Exercise aim: Output every line of the material exactly, omitting images.

Stored data:
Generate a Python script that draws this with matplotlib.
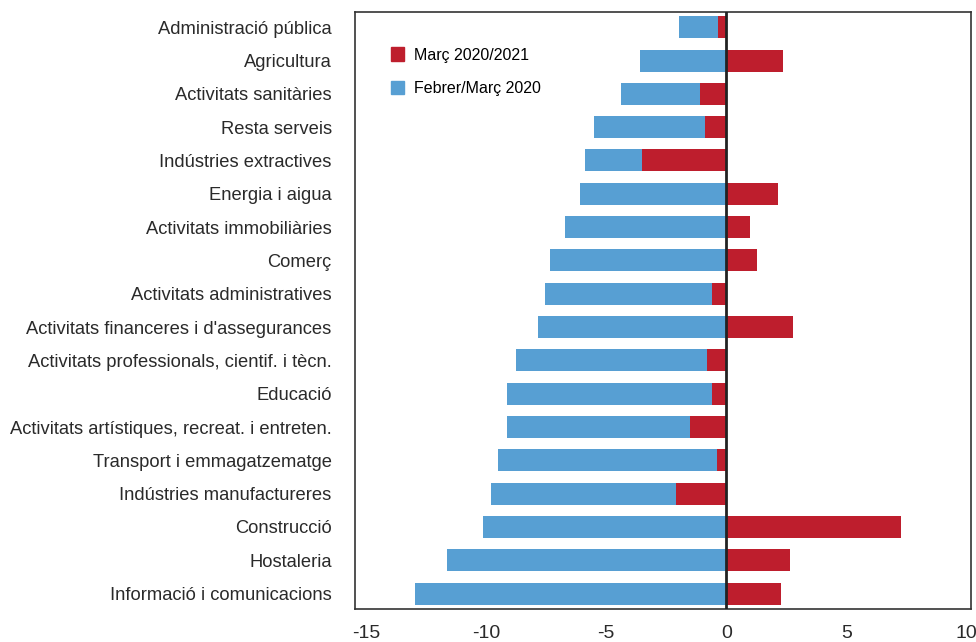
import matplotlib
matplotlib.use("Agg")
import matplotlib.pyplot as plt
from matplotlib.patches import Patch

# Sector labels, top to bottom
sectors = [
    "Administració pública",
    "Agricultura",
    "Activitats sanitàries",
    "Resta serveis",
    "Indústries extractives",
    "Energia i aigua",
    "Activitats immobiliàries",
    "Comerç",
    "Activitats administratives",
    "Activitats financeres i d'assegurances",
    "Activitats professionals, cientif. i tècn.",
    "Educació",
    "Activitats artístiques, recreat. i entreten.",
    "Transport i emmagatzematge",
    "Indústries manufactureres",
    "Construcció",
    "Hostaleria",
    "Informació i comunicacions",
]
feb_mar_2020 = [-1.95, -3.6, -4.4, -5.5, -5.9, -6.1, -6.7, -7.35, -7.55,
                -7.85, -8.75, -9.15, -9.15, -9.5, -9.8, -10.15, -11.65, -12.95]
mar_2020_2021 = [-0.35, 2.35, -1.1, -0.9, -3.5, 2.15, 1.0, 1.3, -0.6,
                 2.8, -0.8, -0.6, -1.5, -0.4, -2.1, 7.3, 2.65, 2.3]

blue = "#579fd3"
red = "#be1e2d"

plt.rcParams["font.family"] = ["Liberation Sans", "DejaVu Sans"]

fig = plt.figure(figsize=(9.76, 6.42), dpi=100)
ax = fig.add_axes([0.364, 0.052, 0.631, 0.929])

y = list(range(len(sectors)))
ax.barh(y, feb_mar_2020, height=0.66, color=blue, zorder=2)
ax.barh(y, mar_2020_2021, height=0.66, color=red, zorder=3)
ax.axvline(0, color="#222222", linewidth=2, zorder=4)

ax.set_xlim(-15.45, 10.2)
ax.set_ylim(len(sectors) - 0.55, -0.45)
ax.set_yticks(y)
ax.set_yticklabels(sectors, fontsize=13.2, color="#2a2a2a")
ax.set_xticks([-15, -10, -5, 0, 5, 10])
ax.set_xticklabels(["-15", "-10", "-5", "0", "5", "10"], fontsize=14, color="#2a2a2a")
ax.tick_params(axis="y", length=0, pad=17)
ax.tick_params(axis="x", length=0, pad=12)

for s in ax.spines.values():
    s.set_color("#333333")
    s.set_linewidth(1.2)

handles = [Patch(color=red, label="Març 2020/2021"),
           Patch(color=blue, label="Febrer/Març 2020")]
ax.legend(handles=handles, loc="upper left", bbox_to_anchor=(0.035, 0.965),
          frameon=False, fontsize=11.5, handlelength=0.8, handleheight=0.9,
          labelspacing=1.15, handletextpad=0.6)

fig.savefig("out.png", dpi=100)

Solution to the problem:
Generate a Python script that draws this with matplotlib.
import matplotlib
matplotlib.use("Agg")
import matplotlib.pyplot as plt
from matplotlib.patches import Patch

# Sector labels, top to bottom
sectors = [
    "Administració pública",
    "Agricultura",
    "Activitats sanitàries",
    "Resta serveis",
    "Indústries extractives",
    "Energia i aigua",
    "Activitats immobiliàries",
    "Comerç",
    "Activitats administratives",
    "Activitats financeres i d'assegurances",
    "Activitats professionals, cientif. i tècn.",
    "Educació",
    "Activitats artístiques, recreat. i entreten.",
    "Transport i emmagatzematge",
    "Indústries manufactureres",
    "Construcció",
    "Hostaleria",
    "Informació i comunicacions",
]
feb_mar_2020 = [-1.95, -3.6, -4.4, -5.5, -5.9, -6.1, -6.7, -7.35, -7.55,
                -7.85, -8.75, -9.15, -9.15, -9.5, -9.8, -10.15, -11.65, -12.95]
mar_2020_2021 = [-0.35, 2.35, -1.1, -0.9, -3.5, 2.15, 1.0, 1.3, -0.6,
                 2.8, -0.8, -0.6, -1.5, -0.4, -2.1, 7.3, 2.65, 2.3]

blue = "#579fd3"
red = "#be1e2d"

plt.rcParams["font.family"] = ["Liberation Sans", "DejaVu Sans"]

fig = plt.figure(figsize=(9.76, 6.42), dpi=100)
ax = fig.add_axes([0.364, 0.052, 0.631, 0.929])

y = list(range(len(sectors)))
ax.barh(y, feb_mar_2020, height=0.66, color=blue, zorder=2)
ax.barh(y, mar_2020_2021, height=0.66, color=red, zorder=3)
ax.axvline(0, color="#222222", linewidth=2, zorder=4)

ax.set_xlim(-15.45, 10.2)
ax.set_ylim(len(sectors) - 0.55, -0.45)
ax.set_yticks(y)
ax.set_yticklabels(sectors, fontsize=13.2, color="#2a2a2a")
ax.set_xticks([-15, -10, -5, 0, 5, 10])
ax.set_xticklabels(["-15", "-10", "-5", "0", "5", "10"], fontsize=14, color="#2a2a2a")
ax.tick_params(axis="y", length=0, pad=17)
ax.tick_params(axis="x", length=0, pad=12)

for s in ax.spines.values():
    s.set_color("#333333")
    s.set_linewidth(1.2)

handles = [Patch(color=red, label="Març 2020/2021"),
           Patch(color=blue, label="Febrer/Març 2020")]
ax.legend(handles=handles, loc="upper left", bbox_to_anchor=(0.035, 0.965),
          frameon=False, fontsize=11.5, handlelength=0.8, handleheight=0.9,
          labelspacing=1.15, handletextpad=0.6)

fig.savefig("out.png", dpi=100)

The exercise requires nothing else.